Seeking Discomfort

We all know what comfort feels like. If you are reading this blog post, you most likely have access to a computer and the internet, and you have a place to sit in which to read this post from, which indicates to me that you probably have more than what you need to live a comfortable life. Comfort makes us feel more content, and contentment makes us feel happy. However, sometimes, I absolutely dislike being comfortable.

When I feel comfortable, I know I am not growing. I know that I am doing what I am good at or what I have experienced before. Typically, I am not doing anything new. I know that I am not pushing myself, or creating changes in a default society. None of these things make me feel comfortable at all. Thus, I am always searching for points of discomfort.

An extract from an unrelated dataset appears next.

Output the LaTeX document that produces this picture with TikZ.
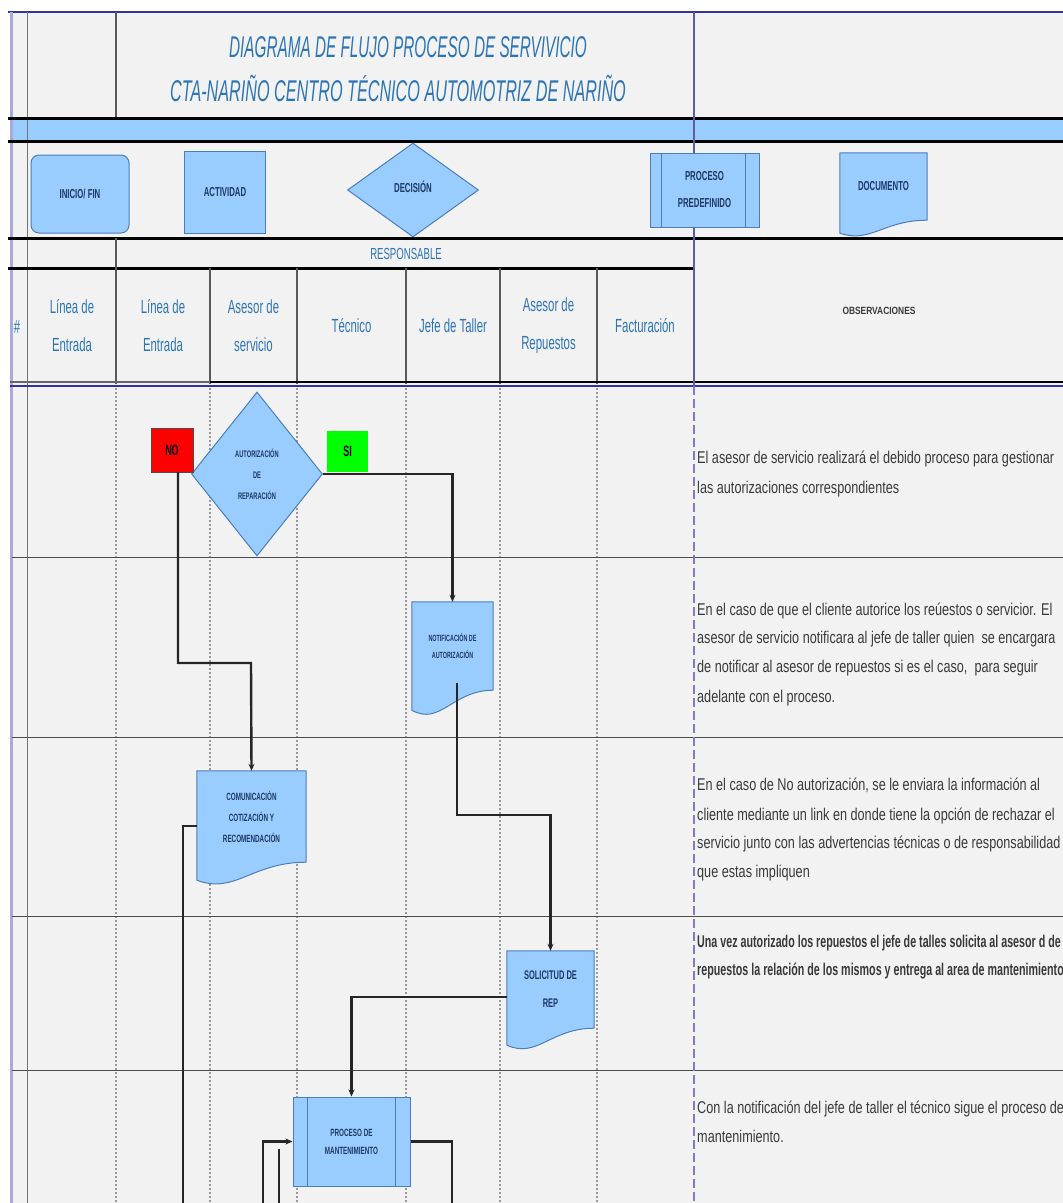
\documentclass[tikz,border=0pt]{standalone}
\usepackage{fontspec}
\setmainfont{Liberation Sans}
\usetikzlibrary{shapes.geometric,arrows.meta,calc}
\newfontfamily\fTitA[FakeStretch=0.51]{Liberation Sans}
\newfontfamily\fTitB[FakeStretch=0.54]{Liberation Sans}
\newfontfamily\fHead[FakeStretch=0.6]{Liberation Sans}
\newfontfamily\fSmall[FakeStretch=0.6]{Liberation Sans}
\newfontfamily\fObs[FakeStretch=0.745]{Liberation Sans}
\newfontfamily\fObsB[FakeStretch=0.63]{Liberation Sans}
\newfontfamily\fObsH[FakeStretch=0.8]{Liberation Sans}
\definecolor{bgc}{HTML}{F2F2F2}
\definecolor{shfill}{HTML}{99CCFF}
\definecolor{shedge}{HTML}{4A7EBB}
\definecolor{navy}{HTML}{1F3864}
\definecolor{hblue}{HTML}{2E75B6}
\definecolor{frameblue}{HTML}{333399}
\definecolor{lav}{HTML}{A9A9DD}
\definecolor{dashblue}{HTML}{7B7BCF}
\definecolor{obsgray}{HTML}{3A3A3A}
\definecolor{redbox}{HTML}{FF0000}
\definecolor{greenbox}{HTML}{00FF00}
\newcommand\docshape[2]{%
  \filldraw[fill=shfill, draw=shedge, line width=1pt]
    (#1.north west) -- (#1.north east) -- (#1.south east)
    .. controls ($(#1.south east)!0.5!(#1.south west)$) and ($(#1.south west)!0.35!(#1.south east)+(0,1.8*#2)$)
    .. ($(#1.south west)+(0,#2)$) -- cycle;}
\newcommand\predefl[3]{%
  \draw[draw=shedge, line width=0.8pt] ([xshift=#2]#1.north west) -- ([xshift=#2]#1.south west);
  \draw[draw=shedge, line width=0.8pt] ([xshift=-#3]#1.north east) -- ([xshift=-#3]#1.south east);}
\begin{document}
\begin{tikzpicture}[x=1pt,y=-1pt,
  shp/.style={draw=shedge, fill=shfill, line width=1pt, inner sep=0pt},
  docbox/.style={draw=none, inner sep=0pt},
  lgtxt/.style={text=navy, font=\fSmall\bfseries\fontsize{13}{16}\selectfont, align=center},
  smtxt/.style={text=navy, align=center, inner sep=0pt},
  hdtxt/.style={text=hblue, font=\fHead\fontsize{19}{38}\selectfont, align=center, inner sep=0pt},
  obs/.style={text=obsgray, font=\fObs\fontsize{17}{20}\selectfont, anchor=base west, inner sep=0pt},
  obsb/.style={obs, font=\fObsB\bfseries\fontsize{17}{20}\selectfont},
  conn/.style={draw=black!85, line width=2.4pt},
  arr/.style={conn, -{Stealth[length=7pt,width=6pt]}},
  lane/.style={draw=black!40, line width=1.8pt, dash pattern=on 2pt off 2pt},
  rowline/.style={draw=black!70, line width=1pt},
  thick3/.style={draw=black, line width=3pt},
  hv/.style={draw=black!65, line width=1.2pt}
]
\useasboundingbox (0,0) rectangle (1063,1203);
% background
\fill[bgc] (10,12) rectangle (1063,1203);
% blue band
\fill[shfill] (10,119) rectangle (1063,140);
% frame
\draw[frameblue, line width=1.5pt] (8,12) -- (1063,12);
\draw[lav, line width=3pt] (11,12) -- (11,1203);
\draw[black!55, line width=1pt] (27,12) -- (27,1203);
% title verticals
\draw[hv] (116,12) -- (116,118);
% thick lines
\draw[thick3] (8,118) -- (1063,118);
\draw[thick3] (8,141) -- (1063,141);
\draw[thick3] (8,238) -- (1063,238);
\draw[thick3] (8,268) -- (693,268);
% header verticals
\draw[hv] (116,238) -- (116,384);
\foreach \xx in {210,297,406,500,597} {\draw[hv] (\xx,268) -- (\xx,384);}
\draw[black!60, line width=1.5pt] (10,382) -- (210,382);
\draw[black, line width=2pt] (210,382) -- (1063,382);
\draw[frameblue, line width=1.5pt] (10,386) -- (1063,386);
% lanes
\foreach \xx in {116,210,297,406,500,597} {\draw[lane] (\xx,388) -- (\xx,1203);}
% row lines
\foreach \yy in {557,737,916,1070} {\draw[rowline] (12,\yy) -- (1063,\yy);}
% divider
\draw[frameblue!80, line width=1.3pt] (694,12) -- (694,386);
\draw[dashblue, line width=2.2pt, dash pattern=on 9pt off 4pt] (694,386) -- (694,1203);

% title
\node[text=hblue, font=\fTitA\itshape\fontsize{30}{30}\selectfont, inner sep=0pt] (t1) at (408,47) {DIAGRAMA DE FLUJO PROCESO DE SERVIVICIO};
\node[text=hblue, font=\fTitB\itshape\fontsize{30}{30}\selectfont, inner sep=0pt] (t2) at (398,88) {CTA-NARIÑO CENTRO TÉCNICO AUTOMOTRIZ DE NARIÑO};

% legend
\node[shp, rounded corners=8pt, minimum width=98pt, minimum height=78pt, lgtxt] (lgini) at (80,194) {INICIO/ FIN};
\node[shp, minimum width=81pt, minimum height=82pt, lgtxt] (lgact) at (225,192) {ACTIVIDAD};
\node[shp, diamond, minimum width=131pt, minimum height=94pt, lgtxt] (lgdec) at (413,190) {\raisebox{6pt}{DECISIÓN}};
\node[shp, minimum width=109pt, minimum height=74pt, lgtxt, font=\fSmall\bfseries\fontsize{13}{27}\selectfont] (lgpre) at (704.5,190) {PROCESO\\PREDEFINIDO};
\predefl{lgpre}{12pt}{14pt}
\node[docbox, minimum width=87pt, minimum height=67pt] (lgdoc) at (883.5,186.5) {};
\docshape{lgdoc}{13}
\node[lgtxt] (lgdoct) at (lgdoc.center) {DOCUMENTO};

% header texts
\node[text=hblue, font=\fHead\fontsize{16}{18}\selectfont, inner sep=0pt] (resp) at (406,254) {RESPONSABLE};
\node[hdtxt] (hnum) at (17,327) {\#};
\node[hdtxt] (h1) at (72,326) {Línea de\\Entrada};
\node[hdtxt] (h2) at (163,326) {Línea de\\Entrada};
\node[hdtxt] (h3) at (253.5,326) {Asesor de\\servicio};
\node[hdtxt] (h4) at (351.5,326) {Técnico};
\node[hdtxt] (h5) at (453,326) {Jefe de Taller};
\node[hdtxt] (h6) at (548.5,326) {Asesor de\\Repuestos};
\node[hdtxt] (h7) at (645,326) {Facturación};
\node[text=obsgray, font=\fObsH\bfseries\fontsize{10.5}{12}\selectfont, inner sep=0pt] (hobs) at (879,311) {OBSERVACIONES};

% flow shapes
\node[shp, diamond, minimum width=131pt, minimum height=164pt, smtxt, font=\fSmall\bfseries\fontsize{9.5}{21}\selectfont] (dec) at (257,474) {AUTORIZACIÓN\\DE\\REPARACIÓN};
\node[fill=redbox, draw=black!70, line width=0.8pt, minimum width=42pt, minimum height=44pt, inner sep=0pt, font=\fSmall\bfseries\fontsize{15}{16}\selectfont] (nobox) at (172,450) {NO};
\node[fill=greenbox, draw=none, minimum width=41pt, minimum height=41pt, inner sep=0pt, font=\fSmall\bfseries\fontsize{15}{16}\selectfont] (sibox) at (347.5,451.5) {SI};

\node[docbox, minimum width=81pt, minimum height=88pt] (notif) at (452.5,646) {};
\docshape{notif}{20}
\node[smtxt, font=\fSmall\bfseries\fontsize{9}{17}\selectfont] (notift) at (notif.center) {NOTIFICACIÓN DE\\AUTORIZACIÓN};

\node[docbox, minimum width=109pt, minimum height=91pt] (com) at (251.5,816.5) {};
\docshape{com}{18}
\node[smtxt, font=\fSmall\bfseries\fontsize{10.5}{21}\selectfont] (comt) at (com.center) {COMUNICACIÓN\\COTIZACIÓN Y\\RECOMENDACIÓN};

\node[docbox, minimum width=87pt, minimum height=77pt] (sol) at (550.5,989.5) {};
\docshape{sol}{17}
\node[smtxt, font=\fSmall\bfseries\fontsize{12.5}{28}\selectfont] (solt) at (sol.center) {SOLICITUD DE\\REP};

\node[shp, minimum width=117pt, minimum height=89pt, smtxt, font=\fSmall\bfseries\fontsize{10.5}{18}\selectfont] (proc) at (351.5,1141.5) {PROCESO DE\\MANTENIMIENTO};
\predefl{proc}{15pt}{15pt}

% connectors
\coordinate (nos) at (178,472);
\coordinate (k1) at (251,663);
\draw[arr] (nos) |- (k1) -- (com.north);
\draw[arr] (dec.east) -| (notif.north);
\coordinate (nts) at (457,683);
\coordinate (k2) at (457,815);
\draw[arr] (nts) -- (k2) -| (sol.north);
\coordinate (solw) at (507,997);
\draw[arr] (solw) -| (proc.north);
\coordinate (b1) at (452,1203);
\draw[conn] (proc.east) -| (b1);
\coordinate (b2) at (263,1203);
\draw[arr] (b2) |- (proc.west);
\coordinate (b3) at (279,1203);
\coordinate (b3t) at (279,1149);
\draw[conn] (b3) -- (b3t);
\coordinate (comw) at (197,826);
\coordinate (b4) at (183,1203);
\draw[conn] (comw) -| (b4);

% observations
\begin{scope}
\clip (695,387) rectangle (1063,1203);
\node[obs] (o1a) at (697,463) {El asesor de servicio realizará el debido proceso para gestionar};
\node[obs] (o1b) at (697,493) {las autorizaciones correspondientes};
\node[obs] (o2a) at (697,615) {En el caso de que el cliente autorice los reúestos o servicior. El};
\node[obs] (o2b) at (697,643) {asesor de servicio notificara al jefe de taller quien \ se encargara};
\node[obs] (o2c) at (697,672) {de notificar al asesor de repuestos si es el caso, \ para seguir};
\node[obs] (o2d) at (697,702) {adelante con el proceso.};
\node[obs] (o3a) at (697,790) {En el caso de No autorización, se le enviara la información al};
\node[obs] (o3b) at (697,820) {cliente mediante un link en donde tiene la opción de rechazar el};
\node[obs] (o3c) at (697,848) {servicio junto con las advertencias técnicas o de responsabilidad};
\node[obs] (o3d) at (697,877) {que estas impliquen};
\node[obsb] (o4a) at (697,947) {Una vez autorizado los repuestos el jefe de talles solicita al asesor d de};
\node[obsb] (o4b) at (697,975) {repuestos la relación de los mismos y entrega al area de mantenimiento};
\node[obs] (o5a) at (697,1113) {Con la notificación del jefe de taller el técnico sigue el proceso de};
\node[obs] (o5b) at (697,1142) {mantenimiento.};
\end{scope}
\end{tikzpicture}
\end{document}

When you experience discomfort, you suddenly notice all the things you had that made you comfortable before. You become grateful for your life and the surrounding circumstances that keep you content. There is this moment where one realizes that other people may be in more unfortunate situations, which lends said person a small insight into their existing fortunes. Mike and I had an experience in New Zealand where we decided to do a three day trek through the Fiordlands. Unfortunately, on the day we set out, a massive storm came to pass. We were being jostled in the wind, drenched to the bone (underneath supposed water-proof clothing), and exhausted after being beaten down by Mother Nature on a six hour journey up a mountainous land. When we got to the lodge, we were never more grateful. The roof kept us dry, the showers were warm, and we were off our feet. Simple things became things of great pleasure, and were suddenly considered luxuries! So, discomfort can be good, because it reminds us true differences between basic needs, and excess wants. Our perspective is refocused and we are able to look at the world anew.

Aside from refocusing our perspectives to places of gratitude, it is also good to seek discomfort once in a while, in the name of progress. My boss always tells me, “I like being uncomfortable! It means something new is happening. It means I am learning, I am growing, and at the very least, I am trying.” I love that constant drive to keep moving forward, rather than standing still.

We all feel uneasy when we go outside of our comfort zone. It’s instilled in us from birth, to protect us as a species from potential harm. But all of mankind’s greatest achievements would never have been achieved if no one powered through that feeling of unease, sometimes for the sake of curiosity, sometimes for the sake of necessity. Thus, I am always in search of things that bring me slight discomfort. I don’t throw myself carelessly into questionable situations. I do not riot against society for the sake of rioting. But I ask questions. I put myself out there. I agree to do new things, always, even if I am afraid (also always). There is this misconception that great people become great because they are made of the right stuff. It’s easy to believe that they were born with some drive that the rest of us were not. It gives people the excuse to continue being, well, where they are. The truth is that they are made of the same stuff as you and I, filled with the same fears and the same doubts, born with the same small voice that shouts “Go with the flow” when they are pulled in an opposite direction. The separation lies in the fact that they know deep down that, failing at something is NOT worse than failing to try. And I feel a little bit of that, too.